Provided material =
— start —

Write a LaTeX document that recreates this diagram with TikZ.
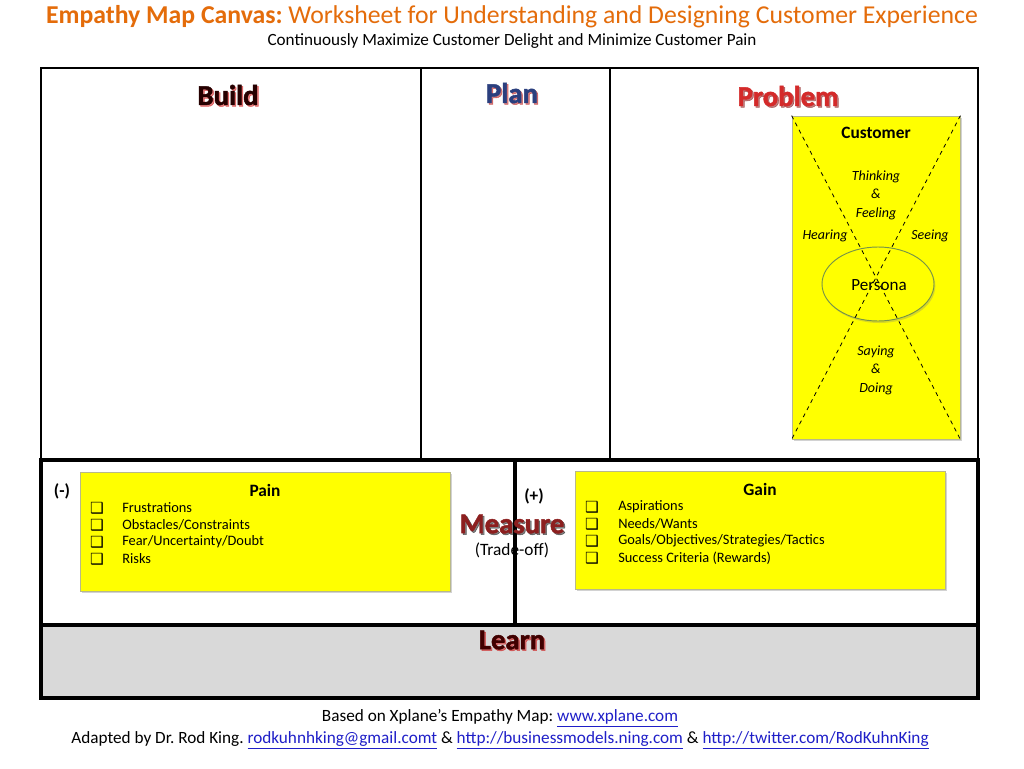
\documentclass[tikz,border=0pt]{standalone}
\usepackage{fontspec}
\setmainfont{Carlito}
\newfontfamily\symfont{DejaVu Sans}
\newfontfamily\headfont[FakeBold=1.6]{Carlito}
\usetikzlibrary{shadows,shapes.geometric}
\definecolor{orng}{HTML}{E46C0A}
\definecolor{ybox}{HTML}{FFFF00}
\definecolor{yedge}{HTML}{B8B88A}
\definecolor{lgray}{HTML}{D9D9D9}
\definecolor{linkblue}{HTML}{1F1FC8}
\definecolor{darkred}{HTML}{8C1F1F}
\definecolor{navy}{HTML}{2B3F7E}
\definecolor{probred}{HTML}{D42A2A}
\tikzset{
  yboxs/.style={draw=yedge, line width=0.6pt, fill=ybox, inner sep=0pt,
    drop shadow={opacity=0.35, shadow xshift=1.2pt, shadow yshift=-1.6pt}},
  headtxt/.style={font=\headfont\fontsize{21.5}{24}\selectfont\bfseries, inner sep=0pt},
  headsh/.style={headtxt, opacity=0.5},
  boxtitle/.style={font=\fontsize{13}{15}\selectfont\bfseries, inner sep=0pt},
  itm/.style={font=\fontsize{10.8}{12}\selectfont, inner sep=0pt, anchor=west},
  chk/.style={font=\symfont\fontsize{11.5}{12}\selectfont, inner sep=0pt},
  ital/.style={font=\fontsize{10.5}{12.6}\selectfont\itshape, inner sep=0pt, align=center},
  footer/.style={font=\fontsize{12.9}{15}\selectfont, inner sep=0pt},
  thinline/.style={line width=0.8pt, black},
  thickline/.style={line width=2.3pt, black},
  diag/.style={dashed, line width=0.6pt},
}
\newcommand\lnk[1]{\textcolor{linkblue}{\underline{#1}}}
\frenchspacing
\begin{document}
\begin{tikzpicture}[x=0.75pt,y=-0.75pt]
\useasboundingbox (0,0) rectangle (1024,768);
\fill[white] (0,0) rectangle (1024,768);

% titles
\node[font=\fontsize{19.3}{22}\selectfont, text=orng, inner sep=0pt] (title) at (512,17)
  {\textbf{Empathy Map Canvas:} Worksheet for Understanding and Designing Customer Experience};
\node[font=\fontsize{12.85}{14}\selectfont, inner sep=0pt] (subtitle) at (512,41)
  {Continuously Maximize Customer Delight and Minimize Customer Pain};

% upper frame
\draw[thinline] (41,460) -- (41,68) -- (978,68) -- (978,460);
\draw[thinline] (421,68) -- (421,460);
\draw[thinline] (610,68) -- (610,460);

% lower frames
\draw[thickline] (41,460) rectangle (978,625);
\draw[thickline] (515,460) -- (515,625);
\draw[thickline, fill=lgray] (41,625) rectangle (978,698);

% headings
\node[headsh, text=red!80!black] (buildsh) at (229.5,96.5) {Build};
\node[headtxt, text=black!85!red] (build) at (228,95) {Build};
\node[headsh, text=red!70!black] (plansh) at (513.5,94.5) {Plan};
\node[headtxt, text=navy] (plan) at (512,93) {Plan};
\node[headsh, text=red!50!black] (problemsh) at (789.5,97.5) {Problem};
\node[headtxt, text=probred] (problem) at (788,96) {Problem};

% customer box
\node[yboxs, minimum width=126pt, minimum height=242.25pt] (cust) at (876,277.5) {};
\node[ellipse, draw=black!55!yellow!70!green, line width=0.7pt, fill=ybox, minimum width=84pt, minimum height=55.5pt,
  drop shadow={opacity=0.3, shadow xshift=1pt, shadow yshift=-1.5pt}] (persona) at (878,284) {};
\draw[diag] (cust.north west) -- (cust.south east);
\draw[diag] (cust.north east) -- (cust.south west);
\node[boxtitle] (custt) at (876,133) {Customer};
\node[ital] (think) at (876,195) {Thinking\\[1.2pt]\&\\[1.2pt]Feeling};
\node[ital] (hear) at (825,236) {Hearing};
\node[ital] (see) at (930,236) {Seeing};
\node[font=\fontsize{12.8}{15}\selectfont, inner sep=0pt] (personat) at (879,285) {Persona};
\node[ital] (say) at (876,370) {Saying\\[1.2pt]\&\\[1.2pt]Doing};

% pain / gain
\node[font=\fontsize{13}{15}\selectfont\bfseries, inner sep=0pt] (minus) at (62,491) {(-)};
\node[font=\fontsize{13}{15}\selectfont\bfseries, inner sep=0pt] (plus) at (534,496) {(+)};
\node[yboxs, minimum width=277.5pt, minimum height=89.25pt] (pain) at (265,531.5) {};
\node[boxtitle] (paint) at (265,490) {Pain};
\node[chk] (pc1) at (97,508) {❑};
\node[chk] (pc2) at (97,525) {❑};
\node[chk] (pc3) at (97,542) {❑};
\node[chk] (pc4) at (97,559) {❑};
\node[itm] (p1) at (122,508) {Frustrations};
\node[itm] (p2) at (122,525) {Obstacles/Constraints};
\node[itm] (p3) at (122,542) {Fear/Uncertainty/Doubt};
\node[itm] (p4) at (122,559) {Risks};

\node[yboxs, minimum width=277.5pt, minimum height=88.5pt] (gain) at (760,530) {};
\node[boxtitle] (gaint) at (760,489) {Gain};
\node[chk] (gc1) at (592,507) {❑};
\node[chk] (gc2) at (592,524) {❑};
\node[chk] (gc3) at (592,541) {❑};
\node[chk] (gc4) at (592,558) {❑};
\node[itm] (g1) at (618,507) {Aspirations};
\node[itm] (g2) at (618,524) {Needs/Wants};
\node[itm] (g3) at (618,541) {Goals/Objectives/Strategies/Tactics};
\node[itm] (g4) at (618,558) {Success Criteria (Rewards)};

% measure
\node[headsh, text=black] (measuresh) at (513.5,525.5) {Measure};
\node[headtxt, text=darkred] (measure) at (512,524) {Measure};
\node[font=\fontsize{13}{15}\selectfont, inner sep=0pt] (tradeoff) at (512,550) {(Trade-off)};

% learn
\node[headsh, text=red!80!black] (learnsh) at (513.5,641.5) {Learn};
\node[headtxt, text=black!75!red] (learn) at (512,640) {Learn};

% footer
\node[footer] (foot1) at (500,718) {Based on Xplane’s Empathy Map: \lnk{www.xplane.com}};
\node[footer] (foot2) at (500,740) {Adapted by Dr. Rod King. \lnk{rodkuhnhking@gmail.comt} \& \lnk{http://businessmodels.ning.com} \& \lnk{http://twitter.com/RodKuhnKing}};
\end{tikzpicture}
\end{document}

— end —

Task directions =
Omit the pictures, then output the rest of the listing exactly.

Complete output =
Write a LaTeX document that recreates this diagram with TikZ.
\documentclass[tikz,border=0pt]{standalone}
\usepackage{fontspec}
\setmainfont{Carlito}
\newfontfamily\symfont{DejaVu Sans}
\newfontfamily\headfont[FakeBold=1.6]{Carlito}
\usetikzlibrary{shadows,shapes.geometric}
\definecolor{orng}{HTML}{E46C0A}
\definecolor{ybox}{HTML}{FFFF00}
\definecolor{yedge}{HTML}{B8B88A}
\definecolor{lgray}{HTML}{D9D9D9}
\definecolor{linkblue}{HTML}{1F1FC8}
\definecolor{darkred}{HTML}{8C1F1F}
\definecolor{navy}{HTML}{2B3F7E}
\definecolor{probred}{HTML}{D42A2A}
\tikzset{
  yboxs/.style={draw=yedge, line width=0.6pt, fill=ybox, inner sep=0pt,
    drop shadow={opacity=0.35, shadow xshift=1.2pt, shadow yshift=-1.6pt}},
  headtxt/.style={font=\headfont\fontsize{21.5}{24}\selectfont\bfseries, inner sep=0pt},
  headsh/.style={headtxt, opacity=0.5},
  boxtitle/.style={font=\fontsize{13}{15}\selectfont\bfseries, inner sep=0pt},
  itm/.style={font=\fontsize{10.8}{12}\selectfont, inner sep=0pt, anchor=west},
  chk/.style={font=\symfont\fontsize{11.5}{12}\selectfont, inner sep=0pt},
  ital/.style={font=\fontsize{10.5}{12.6}\selectfont\itshape, inner sep=0pt, align=center},
  footer/.style={font=\fontsize{12.9}{15}\selectfont, inner sep=0pt},
  thinline/.style={line width=0.8pt, black},
  thickline/.style={line width=2.3pt, black},
  diag/.style={dashed, line width=0.6pt},
}
\newcommand\lnk[1]{\textcolor{linkblue}{\underline{#1}}}
\frenchspacing
\begin{document}
\begin{tikzpicture}[x=0.75pt,y=-0.75pt]
\useasboundingbox (0,0) rectangle (1024,768);
\fill[white] (0,0) rectangle (1024,768);

% titles
\node[font=\fontsize{19.3}{22}\selectfont, text=orng, inner sep=0pt] (title) at (512,17)
  {\textbf{Empathy Map Canvas:} Worksheet for Understanding and Designing Customer Experience};
\node[font=\fontsize{12.85}{14}\selectfont, inner sep=0pt] (subtitle) at (512,41)
  {Continuously Maximize Customer Delight and Minimize Customer Pain};

% upper frame
\draw[thinline] (41,460) -- (41,68) -- (978,68) -- (978,460);
\draw[thinline] (421,68) -- (421,460);
\draw[thinline] (610,68) -- (610,460);

% lower frames
\draw[thickline] (41,460) rectangle (978,625);
\draw[thickline] (515,460) -- (515,625);
\draw[thickline, fill=lgray] (41,625) rectangle (978,698);

% headings
\node[headsh, text=red!80!black] (buildsh) at (229.5,96.5) {Build};
\node[headtxt, text=black!85!red] (build) at (228,95) {Build};
\node[headsh, text=red!70!black] (plansh) at (513.5,94.5) {Plan};
\node[headtxt, text=navy] (plan) at (512,93) {Plan};
\node[headsh, text=red!50!black] (problemsh) at (789.5,97.5) {Problem};
\node[headtxt, text=probred] (problem) at (788,96) {Problem};

% customer box
\node[yboxs, minimum width=126pt, minimum height=242.25pt] (cust) at (876,277.5) {};
\node[ellipse, draw=black!55!yellow!70!green, line width=0.7pt, fill=ybox, minimum width=84pt, minimum height=55.5pt,
  drop shadow={opacity=0.3, shadow xshift=1pt, shadow yshift=-1.5pt}] (persona) at (878,284) {};
\draw[diag] (cust.north west) -- (cust.south east);
\draw[diag] (cust.north east) -- (cust.south west);
\node[boxtitle] (custt) at (876,133) {Customer};
\node[ital] (think) at (876,195) {Thinking\\[1.2pt]\&\\[1.2pt]Feeling};
\node[ital] (hear) at (825,236) {Hearing};
\node[ital] (see) at (930,236) {Seeing};
\node[font=\fontsize{12.8}{15}\selectfont, inner sep=0pt] (personat) at (879,285) {Persona};
\node[ital] (say) at (876,370) {Saying\\[1.2pt]\&\\[1.2pt]Doing};

% pain / gain
\node[font=\fontsize{13}{15}\selectfont\bfseries, inner sep=0pt] (minus) at (62,491) {(-)};
\node[font=\fontsize{13}{15}\selectfont\bfseries, inner sep=0pt] (plus) at (534,496) {(+)};
\node[yboxs, minimum width=277.5pt, minimum height=89.25pt] (pain) at (265,531.5) {};
\node[boxtitle] (paint) at (265,490) {Pain};
\node[chk] (pc1) at (97,508) {❑};
\node[chk] (pc2) at (97,525) {❑};
\node[chk] (pc3) at (97,542) {❑};
\node[chk] (pc4) at (97,559) {❑};
\node[itm] (p1) at (122,508) {Frustrations};
\node[itm] (p2) at (122,525) {Obstacles/Constraints};
\node[itm] (p3) at (122,542) {Fear/Uncertainty/Doubt};
\node[itm] (p4) at (122,559) {Risks};

\node[yboxs, minimum width=277.5pt, minimum height=88.5pt] (gain) at (760,530) {};
\node[boxtitle] (gaint) at (760,489) {Gain};
\node[chk] (gc1) at (592,507) {❑};
\node[chk] (gc2) at (592,524) {❑};
\node[chk] (gc3) at (592,541) {❑};
\node[chk] (gc4) at (592,558) {❑};
\node[itm] (g1) at (618,507) {Aspirations};
\node[itm] (g2) at (618,524) {Needs/Wants};
\node[itm] (g3) at (618,541) {Goals/Objectives/Strategies/Tactics};
\node[itm] (g4) at (618,558) {Success Criteria (Rewards)};

% measure
\node[headsh, text=black] (measuresh) at (513.5,525.5) {Measure};
\node[headtxt, text=darkred] (measure) at (512,524) {Measure};
\node[font=\fontsize{13}{15}\selectfont, inner sep=0pt] (tradeoff) at (512,550) {(Trade-off)};

% learn
\node[headsh, text=red!80!black] (learnsh) at (513.5,641.5) {Learn};
\node[headtxt, text=black!75!red] (learn) at (512,640) {Learn};

% footer
\node[footer] (foot1) at (500,718) {Based on Xplane’s Empathy Map: \lnk{www.xplane.com}};
\node[footer] (foot2) at (500,740) {Adapted by Dr. Rod King. \lnk{rodkuhnhking@gmail.comt} \& \lnk{http://businessmodels.ning.com} \& \lnk{http://twitter.com/RodKuhnKing}};
\end{tikzpicture}
\end{document}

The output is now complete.